What should even more immediately alarm Republicans is the failure of the right’s campaigns, in both Hungary and the U.S., to make any plausible positive claims. Orbán understood he had to divert attention from the economy, so he ran against his opponents by alleging they’d send Hungarian boys to fight in Ukraine, and with whatever culture-war golden oldies he could play once more. Neither worked.
For their part, U.S. Republicans are beginning to sense that running against the specter of “transsexuals in ladies’ rooms” may no longer be as salient as it once was. Republican gubernatorial candidate Winsome Earle-Sears campaigned across Virginia last year by linking her Democratic opponent, Abigail Spanberger, to the cause of trans rights. Spanberger won by 15 percentage points.

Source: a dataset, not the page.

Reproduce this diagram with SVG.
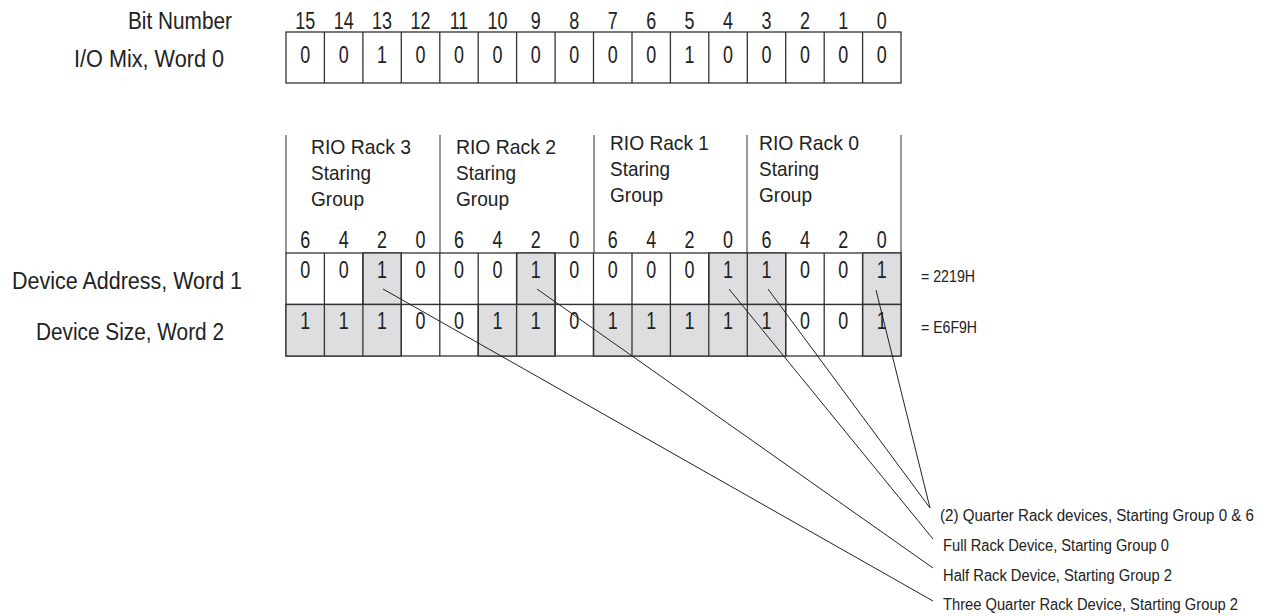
<svg xmlns="http://www.w3.org/2000/svg" width="1274" height="616" viewBox="0 0 1274 616">
<style>
text{font-family:"Liberation Sans",Arial,sans-serif;fill:#222}
.lbl{font-size:23px}
.num{font-size:23px;text-anchor:middle}
.rack{font-size:21px}
.sm{font-size:16px}
.cell{fill:#fff;stroke:#333;stroke-width:1.3}
.sh{fill:#dedee0;stroke:#333;stroke-width:1.3}
.div{stroke:#777;stroke-width:1.5}
.conn{stroke:#222;stroke-width:1;fill:none}
</style>
<rect width="1274" height="616" fill="#fff"/>
<g id="labels">
<text class="lbl" x="128" y="29" textLength="104" lengthAdjust="spacingAndGlyphs">Bit Number</text>
<text class="lbl" x="74" y="67" textLength="150" lengthAdjust="spacingAndGlyphs">I/O Mix, Word 0</text>
<text class="lbl" x="12" y="289" textLength="230" lengthAdjust="spacingAndGlyphs">Device Address, Word 1</text>
<text class="lbl" x="36" y="340" textLength="188" lengthAdjust="spacingAndGlyphs">Device Size, Word 2</text>
<text class="sm" x="921" y="282" textLength="54" lengthAdjust="spacingAndGlyphs">= 2219H</text>
<text class="sm" x="921" y="333" textLength="56" lengthAdjust="spacingAndGlyphs">= E6F9H</text>
</g>
<g id="word0">
<g class="num" transform="scale(0.78 1)">
<text x="391.31" y="29">15</text><text x="440.59" y="29">14</text><text x="489.86" y="29">13</text><text x="539.14" y="29">12</text>
<text x="588.42" y="29">11</text><text x="637.71" y="29">10</text><text x="686.97" y="29">9</text><text x="736.26" y="29">8</text>
<text x="785.54" y="29">7</text><text x="834.82" y="29">6</text><text x="884.09" y="29">5</text><text x="933.37" y="29">4</text>
<text x="982.65" y="29">3</text><text x="1031.94" y="29">2</text><text x="1081.21" y="29">1</text><text x="1130.49" y="29">0</text>
</g>
<rect class="cell" x="286" y="32" width="615" height="51"/>
<path class="cell" d="M324.4 32V83M362.9 32V83M401.3 32V83M439.8 32V83M478.2 32V83M516.6 32V83M555.1 32V83M593.5 32V83M632 32V83M670.4 32V83M708.8 32V83M747.3 32V83M785.7 32V83M824.2 32V83M862.6 32V83"/>
<g class="num" transform="scale(0.78 1)">
<text x="391.31" y="63.5">0</text><text x="440.59" y="63.5">0</text><text x="489.86" y="63.5">1</text><text x="539.14" y="63.5">0</text>
<text x="588.42" y="63.5">0</text><text x="637.71" y="63.5">0</text><text x="686.97" y="63.5">0</text><text x="736.26" y="63.5">0</text>
<text x="785.54" y="63.5">0</text><text x="834.82" y="63.5">0</text><text x="884.09" y="63.5">1</text><text x="933.37" y="63.5">0</text>
<text x="982.65" y="63.5">0</text><text x="1031.94" y="63.5">0</text><text x="1081.21" y="63.5">0</text><text x="1130.49" y="63.5">0</text>
</g>
</g>
<g id="racks">
<path class="div" d="M286 135V253M440 135V253M594 135V253M747 135V253M901 135V253"/>
<text class="rack" x="311" y="153.5" textLength="100" lengthAdjust="spacingAndGlyphs">RIO Rack 3</text><text class="rack" x="311" y="180" textLength="60" lengthAdjust="spacingAndGlyphs">Staring</text><text class="rack" x="311" y="206" textLength="53" lengthAdjust="spacingAndGlyphs">Group</text>
<text class="rack" x="456" y="153.5" textLength="100" lengthAdjust="spacingAndGlyphs">RIO Rack 2</text><text class="rack" x="456" y="180" textLength="60" lengthAdjust="spacingAndGlyphs">Staring</text><text class="rack" x="456" y="206" textLength="53" lengthAdjust="spacingAndGlyphs">Group</text>
<text class="rack" x="610" y="149.5" textLength="99" lengthAdjust="spacingAndGlyphs">RIO Rack 1</text><text class="rack" x="610" y="176" textLength="60" lengthAdjust="spacingAndGlyphs">Staring</text><text class="rack" x="610" y="202" textLength="53" lengthAdjust="spacingAndGlyphs">Group</text>
<text class="rack" x="759" y="149.5" textLength="100" lengthAdjust="spacingAndGlyphs">RIO Rack 0</text><text class="rack" x="759" y="176" textLength="60" lengthAdjust="spacingAndGlyphs">Staring</text><text class="rack" x="759" y="202" textLength="53" lengthAdjust="spacingAndGlyphs">Group</text>
<g class="num" transform="scale(0.78 1)">
<text x="391.31" y="248">6</text><text x="440.59" y="248">4</text><text x="489.86" y="248">2</text><text x="539.14" y="248">0</text>
<text x="588.42" y="248">6</text><text x="637.71" y="248">4</text><text x="686.97" y="248">2</text><text x="736.26" y="248">0</text>
<text x="785.54" y="248">6</text><text x="834.82" y="248">4</text><text x="884.09" y="248">2</text><text x="933.37" y="248">0</text>
<text x="982.65" y="248">6</text><text x="1031.94" y="248">4</text><text x="1081.21" y="248">2</text><text x="1130.49" y="248">0</text>
</g>
</g>
<g id="word1">
<rect class="cell" x="286" y="253" width="615" height="51.5"/>
<rect class="sh" x="362.9" y="253" width="38.4" height="51.5"/>
<rect class="sh" x="516.6" y="253" width="38.5" height="51.5"/>
<rect class="sh" x="708.8" y="253" width="76.9" height="51.5"/>
<rect class="sh" x="862.6" y="253" width="38.4" height="51.5"/>
<path class="cell" d="M324.4 253V304.5M362.9 253V304.5M401.3 253V304.5M439.8 253V304.5M478.2 253V304.5M516.6 253V304.5M555.1 253V304.5M593.5 253V304.5M632 253V304.5M670.4 253V304.5M708.8 253V304.5M747.3 253V304.5M785.7 253V304.5M824.2 253V304.5M862.6 253V304.5"/>
<g class="num" transform="scale(0.78 1)">
<text x="391.31" y="278.5">0</text><text x="440.59" y="278.5">0</text><text x="489.86" y="278.5">1</text><text x="539.14" y="278.5">0</text>
<text x="588.42" y="278.5">0</text><text x="637.71" y="278.5">0</text><text x="686.97" y="278.5">1</text><text x="736.26" y="278.5">0</text>
<text x="785.54" y="278.5">0</text><text x="834.82" y="278.5">0</text><text x="884.09" y="278.5">0</text><text x="933.37" y="278.5">1</text>
<text x="982.65" y="278.5">1</text><text x="1031.94" y="278.5">0</text><text x="1081.21" y="278.5">0</text><text x="1130.49" y="278.5">1</text>
</g>
</g>
<g id="word2">
<rect class="cell" x="286" y="304.5" width="615" height="51.5"/>
<rect class="sh" x="286" y="304.5" width="115.3" height="51.5"/>
<rect class="sh" x="478.2" y="304.5" width="76.9" height="51.5"/>
<rect class="sh" x="593.5" y="304.5" width="192.2" height="51.5"/>
<rect class="sh" x="862.6" y="304.5" width="38.4" height="51.5"/>
<path class="cell" d="M324.4 304.5V356M362.9 304.5V356M401.3 304.5V356M439.8 304.5V356M478.2 304.5V356M516.6 304.5V356M555.1 304.5V356M593.5 304.5V356M632 304.5V356M670.4 304.5V356M708.8 304.5V356M747.3 304.5V356M785.7 304.5V356M824.2 304.5V356M862.6 304.5V356"/>
<g class="num" transform="scale(0.78 1)">
<text x="391.31" y="329.5">1</text><text x="440.59" y="329.5">1</text><text x="489.86" y="329.5">1</text><text x="539.14" y="329.5">0</text>
<text x="588.42" y="329.5">0</text><text x="637.71" y="329.5">1</text><text x="686.97" y="329.5">1</text><text x="736.26" y="329.5">0</text>
<text x="785.54" y="329.5">1</text><text x="834.82" y="329.5">1</text><text x="884.09" y="329.5">1</text><text x="933.37" y="329.5">1</text>
<text x="982.65" y="329.5">1</text><text x="1031.94" y="329.5">0</text><text x="1081.21" y="329.5">0</text><text x="1130.49" y="329.5">1</text>
</g>
</g>
<g id="connectors">
<line class="conn" x1="383" y1="289" x2="933" y2="601"/>
<line class="conn" x1="537" y1="289" x2="933" y2="568"/>
<line class="conn" x1="729" y1="289" x2="933" y2="539"/>
<line class="conn" x1="768" y1="289" x2="930" y2="508"/>
<line class="conn" x1="876" y1="290" x2="930" y2="508"/>
</g>
<g id="notes">
<text class="sm" x="940" y="521" textLength="314" lengthAdjust="spacingAndGlyphs">(2) Quarter Rack devices, Starting Group 0 &amp; 6</text>
<text class="sm" x="943" y="551" textLength="226" lengthAdjust="spacingAndGlyphs">Full Rack Device, Starting Group 0</text>
<text class="sm" x="943" y="581" textLength="229" lengthAdjust="spacingAndGlyphs">Half Rack Device, Starting Group 2</text>
<text class="sm" x="943" y="610" textLength="295" lengthAdjust="spacingAndGlyphs">Three Quarter Rack Device, Starting Group 2</text>
</g>
</svg>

Does anyone believe the Republicans can successfully run on the economy this November, what with voters’ affordability concerns only heightened by Trump’s war (and by his opposition to solar and wind power)? Is anyone convinced that Republicans can still divert enough voters’ attention away from the economy by claiming Democrats are soft on trans rights, to the point that they’ll retain control of Congress? Even after Trump has squandered the Republicans’ advantage on immigration by making “tough on immigration” synonymous with the disruption of communities and the shattering of families?
Democrats still have an aptitude for snatching defeat from the jaws of victory, of course, but Trump, like Orbán, is making that harder and harder.